▸ What is needed
Leave out any pictures and transcribe all other data below exactly.

▸ Source excerpt
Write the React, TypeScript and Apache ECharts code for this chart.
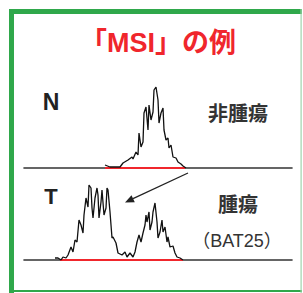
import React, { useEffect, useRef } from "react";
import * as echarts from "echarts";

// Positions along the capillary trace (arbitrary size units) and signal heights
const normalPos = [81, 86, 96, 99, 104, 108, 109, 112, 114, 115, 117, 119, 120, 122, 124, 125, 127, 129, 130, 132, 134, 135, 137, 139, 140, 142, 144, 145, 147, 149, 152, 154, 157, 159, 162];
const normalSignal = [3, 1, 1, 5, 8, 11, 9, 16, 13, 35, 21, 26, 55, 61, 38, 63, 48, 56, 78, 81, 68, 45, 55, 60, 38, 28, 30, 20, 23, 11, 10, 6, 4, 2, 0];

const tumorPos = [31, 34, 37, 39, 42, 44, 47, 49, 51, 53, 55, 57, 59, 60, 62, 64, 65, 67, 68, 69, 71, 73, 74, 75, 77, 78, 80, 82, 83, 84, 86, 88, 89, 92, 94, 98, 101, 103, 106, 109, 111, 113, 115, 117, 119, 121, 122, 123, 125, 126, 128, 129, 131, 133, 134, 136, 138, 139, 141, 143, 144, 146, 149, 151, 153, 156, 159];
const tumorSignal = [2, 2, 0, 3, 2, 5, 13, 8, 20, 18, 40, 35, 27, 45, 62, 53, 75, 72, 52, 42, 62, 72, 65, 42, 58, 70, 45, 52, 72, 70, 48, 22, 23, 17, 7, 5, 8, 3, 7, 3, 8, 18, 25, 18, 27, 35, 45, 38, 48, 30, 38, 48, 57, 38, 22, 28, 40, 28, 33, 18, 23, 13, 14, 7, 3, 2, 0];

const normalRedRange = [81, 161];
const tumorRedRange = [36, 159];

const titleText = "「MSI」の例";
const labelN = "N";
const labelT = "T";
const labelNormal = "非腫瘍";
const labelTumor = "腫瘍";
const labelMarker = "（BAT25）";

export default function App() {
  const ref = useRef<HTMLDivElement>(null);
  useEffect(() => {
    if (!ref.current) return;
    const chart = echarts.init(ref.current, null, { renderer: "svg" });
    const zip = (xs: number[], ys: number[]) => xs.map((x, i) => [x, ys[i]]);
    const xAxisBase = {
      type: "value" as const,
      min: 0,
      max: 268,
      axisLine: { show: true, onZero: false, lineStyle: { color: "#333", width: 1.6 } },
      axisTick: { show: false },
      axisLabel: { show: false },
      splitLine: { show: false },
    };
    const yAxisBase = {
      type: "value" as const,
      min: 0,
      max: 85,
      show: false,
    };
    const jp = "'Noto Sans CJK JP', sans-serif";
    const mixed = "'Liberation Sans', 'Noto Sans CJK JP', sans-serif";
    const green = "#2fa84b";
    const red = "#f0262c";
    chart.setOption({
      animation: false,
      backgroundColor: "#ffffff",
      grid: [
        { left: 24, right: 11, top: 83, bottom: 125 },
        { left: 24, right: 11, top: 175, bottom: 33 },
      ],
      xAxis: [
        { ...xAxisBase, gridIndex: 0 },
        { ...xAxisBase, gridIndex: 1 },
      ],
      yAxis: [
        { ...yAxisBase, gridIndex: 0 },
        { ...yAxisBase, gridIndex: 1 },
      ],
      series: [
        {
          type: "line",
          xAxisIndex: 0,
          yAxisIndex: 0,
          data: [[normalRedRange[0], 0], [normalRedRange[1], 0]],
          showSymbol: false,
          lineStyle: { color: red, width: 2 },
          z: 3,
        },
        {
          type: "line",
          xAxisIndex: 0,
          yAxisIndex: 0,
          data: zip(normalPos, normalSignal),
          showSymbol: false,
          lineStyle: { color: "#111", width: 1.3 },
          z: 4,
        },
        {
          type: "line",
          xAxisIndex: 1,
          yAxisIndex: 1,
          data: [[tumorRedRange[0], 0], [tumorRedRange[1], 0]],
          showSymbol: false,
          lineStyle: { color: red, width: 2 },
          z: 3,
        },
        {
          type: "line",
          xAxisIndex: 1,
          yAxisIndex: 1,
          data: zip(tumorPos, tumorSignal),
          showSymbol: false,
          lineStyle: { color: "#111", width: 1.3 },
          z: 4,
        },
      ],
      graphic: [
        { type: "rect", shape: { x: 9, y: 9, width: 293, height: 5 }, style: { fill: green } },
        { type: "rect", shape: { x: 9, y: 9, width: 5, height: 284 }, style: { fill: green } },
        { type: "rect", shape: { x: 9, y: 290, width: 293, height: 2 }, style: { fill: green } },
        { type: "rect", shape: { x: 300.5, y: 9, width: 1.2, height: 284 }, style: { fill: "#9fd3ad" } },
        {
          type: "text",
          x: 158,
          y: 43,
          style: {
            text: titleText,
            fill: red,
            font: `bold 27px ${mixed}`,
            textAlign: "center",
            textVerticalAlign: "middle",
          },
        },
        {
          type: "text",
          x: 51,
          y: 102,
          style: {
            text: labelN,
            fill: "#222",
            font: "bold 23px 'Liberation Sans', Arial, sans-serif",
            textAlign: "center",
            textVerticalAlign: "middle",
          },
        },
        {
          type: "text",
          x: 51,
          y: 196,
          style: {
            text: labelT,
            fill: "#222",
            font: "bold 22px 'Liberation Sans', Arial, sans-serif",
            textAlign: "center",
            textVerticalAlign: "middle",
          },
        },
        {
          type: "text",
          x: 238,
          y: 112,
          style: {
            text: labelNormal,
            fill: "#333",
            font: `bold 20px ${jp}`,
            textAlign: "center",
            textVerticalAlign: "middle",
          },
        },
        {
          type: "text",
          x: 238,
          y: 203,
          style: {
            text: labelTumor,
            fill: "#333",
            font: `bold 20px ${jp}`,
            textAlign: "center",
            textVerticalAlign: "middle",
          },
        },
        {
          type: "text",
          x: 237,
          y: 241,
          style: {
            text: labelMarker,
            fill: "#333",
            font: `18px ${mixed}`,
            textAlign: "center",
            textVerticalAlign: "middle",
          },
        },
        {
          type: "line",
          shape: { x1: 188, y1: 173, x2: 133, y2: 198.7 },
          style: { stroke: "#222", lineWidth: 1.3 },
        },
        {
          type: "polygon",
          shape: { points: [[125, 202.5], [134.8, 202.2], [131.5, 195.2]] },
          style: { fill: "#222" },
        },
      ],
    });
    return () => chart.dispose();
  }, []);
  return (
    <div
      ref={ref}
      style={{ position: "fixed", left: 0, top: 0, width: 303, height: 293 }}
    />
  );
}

▸ Exercise output
Write the React, TypeScript and Apache ECharts code for this chart.
import React, { useEffect, useRef } from "react";
import * as echarts from "echarts";

// Positions along the capillary trace (arbitrary size units) and signal heights
const normalPos = [81, 86, 96, 99, 104, 108, 109, 112, 114, 115, 117, 119, 120, 122, 124, 125, 127, 129, 130, 132, 134, 135, 137, 139, 140, 142, 144, 145, 147, 149, 152, 154, 157, 159, 162];
const normalSignal = [3, 1, 1, 5, 8, 11, 9, 16, 13, 35, 21, 26, 55, 61, 38, 63, 48, 56, 78, 81, 68, 45, 55, 60, 38, 28, 30, 20, 23, 11, 10, 6, 4, 2, 0];

const tumorPos = [31, 34, 37, 39, 42, 44, 47, 49, 51, 53, 55, 57, 59, 60, 62, 64, 65, 67, 68, 69, 71, 73, 74, 75, 77, 78, 80, 82, 83, 84, 86, 88, 89, 92, 94, 98, 101, 103, 106, 109, 111, 113, 115, 117, 119, 121, 122, 123, 125, 126, 128, 129, 131, 133, 134, 136, 138, 139, 141, 143, 144, 146, 149, 151, 153, 156, 159];
const tumorSignal = [2, 2, 0, 3, 2, 5, 13, 8, 20, 18, 40, 35, 27, 45, 62, 53, 75, 72, 52, 42, 62, 72, 65, 42, 58, 70, 45, 52, 72, 70, 48, 22, 23, 17, 7, 5, 8, 3, 7, 3, 8, 18, 25, 18, 27, 35, 45, 38, 48, 30, 38, 48, 57, 38, 22, 28, 40, 28, 33, 18, 23, 13, 14, 7, 3, 2, 0];

const normalRedRange = [81, 161];
const tumorRedRange = [36, 159];

const titleText = "「MSI」の例";
const labelN = "N";
const labelT = "T";
const labelNormal = "非腫瘍";
const labelTumor = "腫瘍";
const labelMarker = "（BAT25）";

export default function App() {
  const ref = useRef<HTMLDivElement>(null);
  useEffect(() => {
    if (!ref.current) return;
    const chart = echarts.init(ref.current, null, { renderer: "svg" });
    const zip = (xs: number[], ys: number[]) => xs.map((x, i) => [x, ys[i]]);
    const xAxisBase = {
      type: "value" as const,
      min: 0,
      max: 268,
      axisLine: { show: true, onZero: false, lineStyle: { color: "#333", width: 1.6 } },
      axisTick: { show: false },
      axisLabel: { show: false },
      splitLine: { show: false },
    };
    const yAxisBase = {
      type: "value" as const,
      min: 0,
      max: 85,
      show: false,
    };
    const jp = "'Noto Sans CJK JP', sans-serif";
    const mixed = "'Liberation Sans', 'Noto Sans CJK JP', sans-serif";
    const green = "#2fa84b";
    const red = "#f0262c";
    chart.setOption({
      animation: false,
      backgroundColor: "#ffffff",
      grid: [
        { left: 24, right: 11, top: 83, bottom: 125 },
        { left: 24, right: 11, top: 175, bottom: 33 },
      ],
      xAxis: [
        { ...xAxisBase, gridIndex: 0 },
        { ...xAxisBase, gridIndex: 1 },
      ],
      yAxis: [
        { ...yAxisBase, gridIndex: 0 },
        { ...yAxisBase, gridIndex: 1 },
      ],
      series: [
        {
          type: "line",
          xAxisIndex: 0,
          yAxisIndex: 0,
          data: [[normalRedRange[0], 0], [normalRedRange[1], 0]],
          showSymbol: false,
          lineStyle: { color: red, width: 2 },
          z: 3,
        },
        {
          type: "line",
          xAxisIndex: 0,
          yAxisIndex: 0,
          data: zip(normalPos, normalSignal),
          showSymbol: false,
          lineStyle: { color: "#111", width: 1.3 },
          z: 4,
        },
        {
          type: "line",
          xAxisIndex: 1,
          yAxisIndex: 1,
          data: [[tumorRedRange[0], 0], [tumorRedRange[1], 0]],
          showSymbol: false,
          lineStyle: { color: red, width: 2 },
          z: 3,
        },
        {
          type: "line",
          xAxisIndex: 1,
          yAxisIndex: 1,
          data: zip(tumorPos, tumorSignal),
          showSymbol: false,
          lineStyle: { color: "#111", width: 1.3 },
          z: 4,
        },
      ],
      graphic: [
        { type: "rect", shape: { x: 9, y: 9, width: 293, height: 5 }, style: { fill: green } },
        { type: "rect", shape: { x: 9, y: 9, width: 5, height: 284 }, style: { fill: green } },
        { type: "rect", shape: { x: 9, y: 290, width: 293, height: 2 }, style: { fill: green } },
        { type: "rect", shape: { x: 300.5, y: 9, width: 1.2, height: 284 }, style: { fill: "#9fd3ad" } },
        {
          type: "text",
          x: 158,
          y: 43,
          style: {
            text: titleText,
            fill: red,
            font: `bold 27px ${mixed}`,
            textAlign: "center",
            textVerticalAlign: "middle",
          },
        },
        {
          type: "text",
          x: 51,
          y: 102,
          style: {
            text: labelN,
            fill: "#222",
            font: "bold 23px 'Liberation Sans', Arial, sans-serif",
            textAlign: "center",
            textVerticalAlign: "middle",
          },
        },
        {
          type: "text",
          x: 51,
          y: 196,
          style: {
            text: labelT,
            fill: "#222",
            font: "bold 22px 'Liberation Sans', Arial, sans-serif",
            textAlign: "center",
            textVerticalAlign: "middle",
          },
        },
        {
          type: "text",
          x: 238,
          y: 112,
          style: {
            text: labelNormal,
            fill: "#333",
            font: `bold 20px ${jp}`,
            textAlign: "center",
            textVerticalAlign: "middle",
          },
        },
        {
          type: "text",
          x: 238,
          y: 203,
          style: {
            text: labelTumor,
            fill: "#333",
            font: `bold 20px ${jp}`,
            textAlign: "center",
            textVerticalAlign: "middle",
          },
        },
        {
          type: "text",
          x: 237,
          y: 241,
          style: {
            text: labelMarker,
            fill: "#333",
            font: `18px ${mixed}`,
            textAlign: "center",
            textVerticalAlign: "middle",
          },
        },
        {
          type: "line",
          shape: { x1: 188, y1: 173, x2: 133, y2: 198.7 },
          style: { stroke: "#222", lineWidth: 1.3 },
        },
        {
          type: "polygon",
          shape: { points: [[125, 202.5], [134.8, 202.2], [131.5, 195.2]] },
          style: { fill: "#222" },
        },
      ],
    });
    return () => chart.dispose();
  }, []);
  return (
    <div
      ref={ref}
      style={{ position: "fixed", left: 0, top: 0, width: 303, height: 293 }}
    />
  );
}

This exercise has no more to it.